Кулиги и кулижки — очень известное и весьма употребительное слово по всему лесному северу России, хотя оно, очевидно, не русское, а взято напрокат у тех инородческих племен, которые раньше славянского заняли студеные страны. Они не сладили с ними и мало-помалу начали вырождаться и «погибоша, аки обри», говоря словами одного из древнейших, но уже в народе давно и совершенно исчезнувших летописных присловий. Слово «кулига» взято у этих несчастных языческих племен и, по обычаю, приведено и окрещено в русскую веру.[3] Вот как это случилось.

Когда дремучий и могучий богатырь студеных стран России, хвойный лес, ослабевает в силах растительных, в нем местами являются прогалины, плешины, поляны. Здесь растет торопливо, сильно и густо трава с цветами всякого вида и ягодами всякого рода в обилии. Эти лесные острова и есть «кулиги». Дикие инородцы, у которых все боги злые и немилостивые, признали такие редкие места за жилища старшего керемети. А так как и его тоже, что и старшин и всякое начальство, надо умилостивлять приношениями ценного и приятного, то в таких местах собираются до сих пор приносить керемети жертвы. Колют оленей, овец, телок, жеребят; наедаются досыта и напиваются допьяна, поют и скачут. Другого применения этим кулигам дикие звероловы не могли придумать. Пошумят, поломаются, обманут совесть и разойдутся по лесным трущобам, чтобы не сердить и не беспокоить бога. Его это места: оно им зачуровано и потому для всех свято.
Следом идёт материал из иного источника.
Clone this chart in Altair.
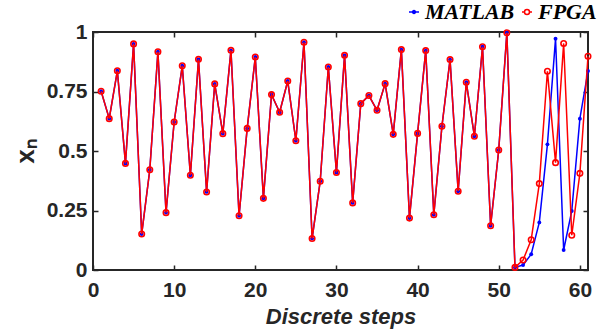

Когда пришел сюда же русский человек, то он сейчас вспомнил, что от перегноя трав на этих местах самая плодородная почва, которую любят и рожь и ячмень. Тут он и поставил избу и приладил крест. Кереметь испугалась, отступилась и ушла с того места прочь. А, так как русские люди тянулись сюда, по своему обычаю и привычке, целыми артелями, лесные же деревья тоже размножались и жили плотными общинами (сосна — так кругом сосна, ель — так все ель), то переселенцам и пришлось немного призадуматься. Непролазные леса в этих суровых местах на кулиги неохотливы, легче им жить плотной стеной. Полян, то есть травяных островов, или безлесных равнин, в них немного — все больше сырые болота, где хорошо живется только одним чертям, да и из них подбираются особенные — водяники: нагие, все укутанные в тину, умелые плавать на колодах, целый день жить в воде и показываться только ночью.